→ Exercise objective
Type out the data exactly as given. Skip any image.

→ Given material
********

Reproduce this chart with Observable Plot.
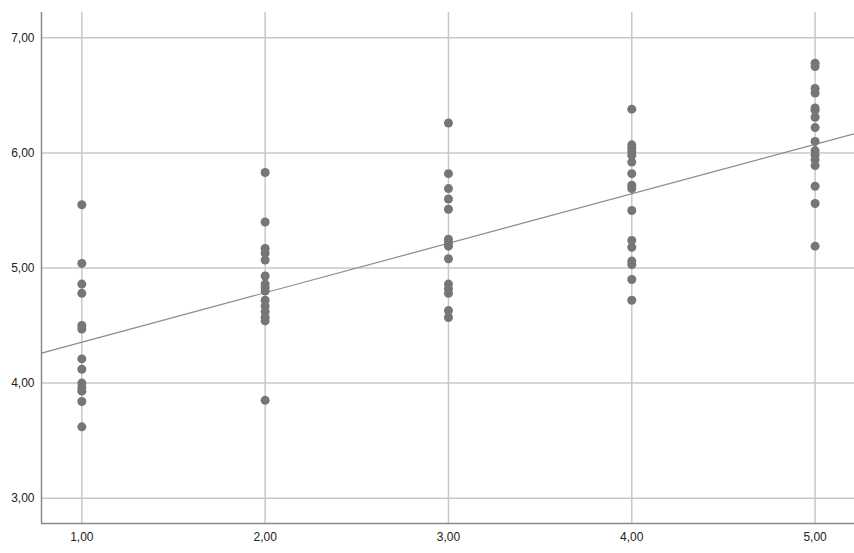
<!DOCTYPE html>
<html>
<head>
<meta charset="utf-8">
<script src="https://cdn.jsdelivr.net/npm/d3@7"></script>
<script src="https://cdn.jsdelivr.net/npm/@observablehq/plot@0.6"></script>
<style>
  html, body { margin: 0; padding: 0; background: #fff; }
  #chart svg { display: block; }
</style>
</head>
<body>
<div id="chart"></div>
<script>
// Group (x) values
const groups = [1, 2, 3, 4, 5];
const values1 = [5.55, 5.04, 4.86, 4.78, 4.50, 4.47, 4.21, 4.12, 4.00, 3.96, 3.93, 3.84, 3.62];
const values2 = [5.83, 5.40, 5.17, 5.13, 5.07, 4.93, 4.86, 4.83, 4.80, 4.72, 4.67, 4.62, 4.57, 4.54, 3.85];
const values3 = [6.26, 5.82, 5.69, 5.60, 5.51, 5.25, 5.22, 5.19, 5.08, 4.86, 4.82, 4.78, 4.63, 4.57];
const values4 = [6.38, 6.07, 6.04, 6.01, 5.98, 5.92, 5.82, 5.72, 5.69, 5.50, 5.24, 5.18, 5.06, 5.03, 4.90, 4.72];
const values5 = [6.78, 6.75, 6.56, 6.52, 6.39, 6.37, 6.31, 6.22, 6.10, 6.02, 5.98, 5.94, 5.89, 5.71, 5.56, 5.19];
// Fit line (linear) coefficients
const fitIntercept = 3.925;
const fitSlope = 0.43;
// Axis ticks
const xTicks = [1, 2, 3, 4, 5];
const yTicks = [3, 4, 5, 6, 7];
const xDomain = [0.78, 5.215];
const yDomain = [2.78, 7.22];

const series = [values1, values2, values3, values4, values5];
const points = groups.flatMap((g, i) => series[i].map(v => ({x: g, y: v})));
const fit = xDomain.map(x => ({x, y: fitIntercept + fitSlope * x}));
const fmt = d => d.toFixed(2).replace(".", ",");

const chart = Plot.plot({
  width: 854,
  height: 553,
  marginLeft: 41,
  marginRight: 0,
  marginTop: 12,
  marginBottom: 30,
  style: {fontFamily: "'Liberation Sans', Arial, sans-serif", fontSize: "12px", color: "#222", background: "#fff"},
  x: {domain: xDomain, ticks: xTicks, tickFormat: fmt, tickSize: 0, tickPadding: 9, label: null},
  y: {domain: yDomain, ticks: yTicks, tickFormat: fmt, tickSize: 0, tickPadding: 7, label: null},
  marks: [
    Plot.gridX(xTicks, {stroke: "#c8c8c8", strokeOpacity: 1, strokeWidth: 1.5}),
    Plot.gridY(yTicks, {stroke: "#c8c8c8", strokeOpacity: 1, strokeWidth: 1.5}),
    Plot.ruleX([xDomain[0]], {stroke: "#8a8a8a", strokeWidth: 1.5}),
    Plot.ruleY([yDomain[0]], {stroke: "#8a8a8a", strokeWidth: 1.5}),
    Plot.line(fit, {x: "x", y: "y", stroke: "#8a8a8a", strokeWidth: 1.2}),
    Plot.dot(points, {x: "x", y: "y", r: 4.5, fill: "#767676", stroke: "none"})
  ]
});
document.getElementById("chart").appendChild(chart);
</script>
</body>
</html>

********

→ Response to the exercise
Reproduce this chart with Observable Plot.
<!DOCTYPE html>
<html>
<head>
<meta charset="utf-8">
<script src="https://cdn.jsdelivr.net/npm/d3@7"></script>
<script src="https://cdn.jsdelivr.net/npm/@observablehq/plot@0.6"></script>
<style>
  html, body { margin: 0; padding: 0; background: #fff; }
  #chart svg { display: block; }
</style>
</head>
<body>
<div id="chart"></div>
<script>
// Group (x) values
const groups = [1, 2, 3, 4, 5];
const values1 = [5.55, 5.04, 4.86, 4.78, 4.50, 4.47, 4.21, 4.12, 4.00, 3.96, 3.93, 3.84, 3.62];
const values2 = [5.83, 5.40, 5.17, 5.13, 5.07, 4.93, 4.86, 4.83, 4.80, 4.72, 4.67, 4.62, 4.57, 4.54, 3.85];
const values3 = [6.26, 5.82, 5.69, 5.60, 5.51, 5.25, 5.22, 5.19, 5.08, 4.86, 4.82, 4.78, 4.63, 4.57];
const values4 = [6.38, 6.07, 6.04, 6.01, 5.98, 5.92, 5.82, 5.72, 5.69, 5.50, 5.24, 5.18, 5.06, 5.03, 4.90, 4.72];
const values5 = [6.78, 6.75, 6.56, 6.52, 6.39, 6.37, 6.31, 6.22, 6.10, 6.02, 5.98, 5.94, 5.89, 5.71, 5.56, 5.19];
// Fit line (linear) coefficients
const fitIntercept = 3.925;
const fitSlope = 0.43;
// Axis ticks
const xTicks = [1, 2, 3, 4, 5];
const yTicks = [3, 4, 5, 6, 7];
const xDomain = [0.78, 5.215];
const yDomain = [2.78, 7.22];

const series = [values1, values2, values3, values4, values5];
const points = groups.flatMap((g, i) => series[i].map(v => ({x: g, y: v})));
const fit = xDomain.map(x => ({x, y: fitIntercept + fitSlope * x}));
const fmt = d => d.toFixed(2).replace(".", ",");

const chart = Plot.plot({
  width: 854,
  height: 553,
  marginLeft: 41,
  marginRight: 0,
  marginTop: 12,
  marginBottom: 30,
  style: {fontFamily: "'Liberation Sans', Arial, sans-serif", fontSize: "12px", color: "#222", background: "#fff"},
  x: {domain: xDomain, ticks: xTicks, tickFormat: fmt, tickSize: 0, tickPadding: 9, label: null},
  y: {domain: yDomain, ticks: yTicks, tickFormat: fmt, tickSize: 0, tickPadding: 7, label: null},
  marks: [
    Plot.gridX(xTicks, {stroke: "#c8c8c8", strokeOpacity: 1, strokeWidth: 1.5}),
    Plot.gridY(yTicks, {stroke: "#c8c8c8", strokeOpacity: 1, strokeWidth: 1.5}),
    Plot.ruleX([xDomain[0]], {stroke: "#8a8a8a", strokeWidth: 1.5}),
    Plot.ruleY([yDomain[0]], {stroke: "#8a8a8a", strokeWidth: 1.5}),
    Plot.line(fit, {x: "x", y: "y", stroke: "#8a8a8a", strokeWidth: 1.2}),
    Plot.dot(points, {x: "x", y: "y", r: 4.5, fill: "#767676", stroke: "none"})
  ]
});
document.getElementById("chart").appendChild(chart);
</script>
</body>
</html>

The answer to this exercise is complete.